Trump’s Stark Warning: Targeting Energy Infrastructure
Adding another layer of severe risk to the unfolding situation, former US President Donald Trump issued a stern warning to Iran via a social media post. Trump threatened to target critical Iranian civilian energy infrastructure should the Strait of Hormuz not be “immediately ‘Open for Business’.” His remarks specifically cited key assets such as electric generating plants, vital oil wells, and Kharg Island.
Kharg Island holds immense strategic importance as Iran’s primary oil export terminal, handling the vast majority of the nation’s crude oil shipments. Any action against this facility, or indeed against Iran’s oil wells and power generation capabilities, would have catastrophic implications for global energy supply and could send crude oil prices soaring. This level of threat, if acted upon, signals an extreme escalation that could severely destabilize the Middle East and trigger an unprecedented crisis in the international oil market. Investors must factor in the potential for such high-impact events when assessing their exposure to geopolitical risk in the energy sector.
Investment Implications for Global Energy Markets
For oil and gas investors, the developments surrounding the Strait of Hormuz demand immediate attention. This waterway funnels approximately 20% of the world’s total petroleum liquids consumption, or about 21 million barrels per day (bpd) in 2023, making any disruption a potential cataclysm for global supply chains. The introduction of tolls, while seemingly minor, adds to operational costs for shippers, which will likely be passed on to consumers or impact the profitability of energy companies. The more critical factor, however, is the explicit ban on US and Israeli vessels and those from sanctioning nations. This could force rerouting, leading to longer transit times, higher fuel consumption, and significantly increased shipping insurance premiums, particularly for tankers.

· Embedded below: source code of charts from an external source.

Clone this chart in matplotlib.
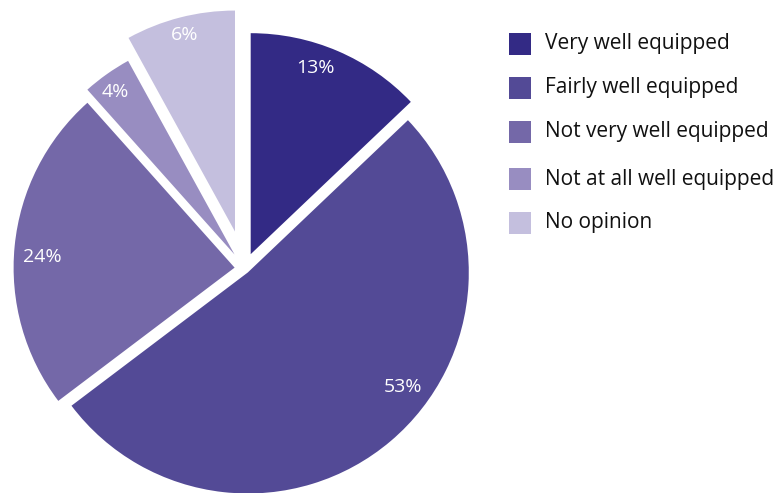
import matplotlib
matplotlib.use("Agg")
import matplotlib.pyplot as plt
from matplotlib.patches import Rectangle

# Data (shares; printed labels as shown)
categories = ["Very well equipped", "Fairly well equipped", "Not very well equipped",
              "Not at all well equipped", "No opinion"]
shares = [12.9, 51.8, 23.7, 3.6, 8.0]
pct_labels = ["13%", "53%", "24%", "4%", "6%"]
colors = ["#332a85", "#534a96", "#7468a8", "#988dc1", "#c4bfde"]
explode = [0.071, 0.023, 0.045, 0.078, 0.173]

W, H = 778, 493
fig = plt.figure(figsize=(W / 100, H / 100), dpi=100)
ax = fig.add_axes([0, 0, 1, 1])

FONT = "Open Sans"
cx_px, cy_px, r_px = 244.5, 268.6, 221.0

wedges, texts, autotexts = ax.pie(
    shares, colors=colors, explode=explode, startangle=90, counterclock=False,
    radius=1.0, autopct=lambda p: "", pctdistance=0.89,
    wedgeprops=dict(linewidth=0),
)

# label anchor positions (pixels in the figure)
label_px = [(315, 68), (403, 387), (42, 257), (115, 92), (185, 35)]
for t, lab, (px, py) in zip(autotexts, pct_labels, label_px):
    t.set_text(lab)
    t.set_color("white")
    t.set_fontsize(14)
    t.set_fontfamily(FONT)
    t.set_position(((px - cx_px) / r_px, (cy_px - py) / r_px))

ax.set_xlim((0 - cx_px) / r_px, (W - cx_px) / r_px)
ax.set_ylim((cy_px - H) / r_px, (cy_px - 0) / r_px)
ax.set_aspect("auto")
ax.axis("off")

# Legend drawn in figure pixel coordinates
row_y = [44, 88, 132, 179, 223]
for cat, col, y in zip(categories, colors, row_y):
    fig.add_artist(Rectangle((509 / W, 1 - (y + 11) / H), 22 / W, 22 / H,
                             transform=fig.transFigure, facecolor=col, edgecolor="none"))
    fig.text(545 / W, 1 - y / H, cat, ha="left", va="center",
             fontsize=15, fontfamily=FONT, color="#111111")

fig.savefig("out.png", dpi=100)
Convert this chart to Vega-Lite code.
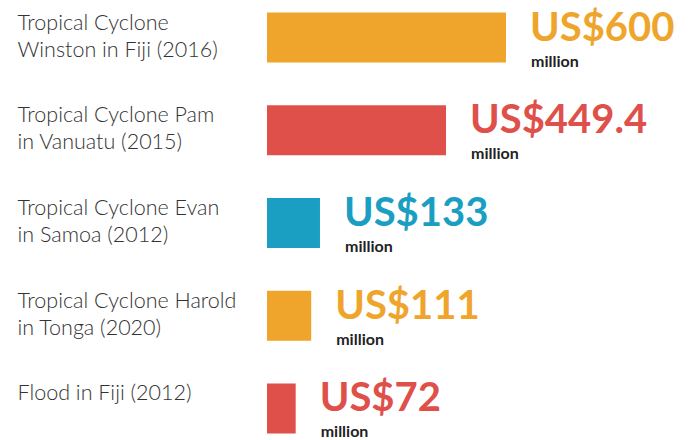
{
  "$schema": "https://vega.github.io/schema/vega-lite/v6.json",
  "autosize": "none",
  "width": 239,
  "height": 434,
  "padding": {"left": 267, "top": 6, "right": 184, "bottom": 0},
  "background": "white",
  "config": {"view": {"stroke": null}, "font": "Lato"},
  "data": {
    "values": [
      {"event": "Tropical Cyclone|Winston in Fiji (2016)", "value": 600},
      {"event": "Tropical Cyclone Pam|in Vanuatu (2015)", "value": 449.4},
      {"event": "Tropical Cyclone Evan|in Samoa (2012)", "value": 133},
      {"event": "Tropical Cyclone Harold|in Tonga (2020)", "value": 111},
      {"event": "Flood in Fiji (2012)", "value": 72}
    ]
  },
  "transform": [{"calculate": "'US$' + datum.value", "as": "amount"}],
  "encoding": {
    "y": {
      "field": "event",
      "type": "nominal",
      "sort": null,
      "scale": {"paddingInner": 0.46, "paddingOuter": 0.07},
      "axis": {
        "title": null,
        "domain": false,
        "ticks": false,
        "labelExpr": "split(datum.value, '|')",
        "labelAlign": "left",
        "labelBaseline": "top",
        "labelOffset": -25,
        "labelPadding": 250,
        "labelFontSize": 21.5,
        "labelFontWeight": 300,
        "labelLineHeight": 27,
        "labelColor": "#333333",
        "labelFont": "Lato",
        "labelLimit": 300
      }
    },
    "x": {
      "field": "value",
      "type": "quantitative",
      "scale": {"domain": [0, 600], "nice": false},
      "axis": null
    },
    "color": {
      "field": "event",
      "type": "nominal",
      "sort": null,
      "scale": {"range": ["#EFA52B", "#E0504B", "#1A9EC1", "#EFA52B", "#E0504B"]},
      "legend": null
    }
  },
  "layer": [
    {"mark": {"type": "bar"}},
    {
      "mark": {"type": "text", "align": "left", "baseline": "alphabetic", "dx": 24, "dy": 3, "fontSize": 40, "fontWeight": "bold", "font": "Lato"},
      "encoding": {"text": {"field": "amount"}}
    },
    {
      "mark": {"type": "text", "align": "left", "baseline": "alphabetic", "dx": 25, "dy": 29, "fontSize": 16, "fontWeight": "bold", "font": "Lato", "text": "million"},
      "encoding": {"color": {"value": "#222222"}}
    }
  ]
}
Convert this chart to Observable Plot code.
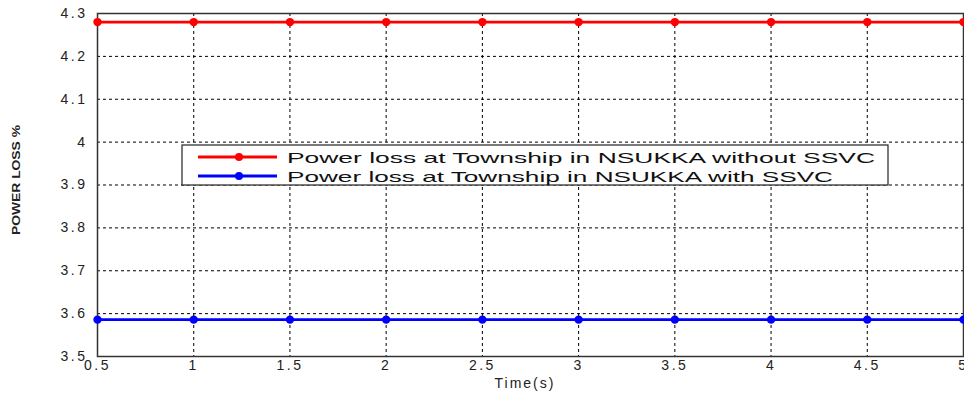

The direct confrontation embedded in Iran’s plan and the US’s firm commitment to freedom of navigation amplify the risk of military incidents. Such events would undoubtedly trigger a sharp spike in crude oil prices, potentially pushing Brent and WTI benchmarks to new highs as a substantial geopolitical risk premium is priced in. Energy security for importers, particularly in Asia and Europe, becomes a paramount concern, potentially accelerating diversification efforts but with significant short-term market disruption. Oil & gas companies with significant operations or shipping routes through the Middle East will face increased operational risks and potential supply chain vulnerabilities. Investors should monitor tanker rates, insurance markets, and regional military movements closely, as the Strait of Hormuz stands at a critical juncture, poised between managed tensions and outright market upheaval.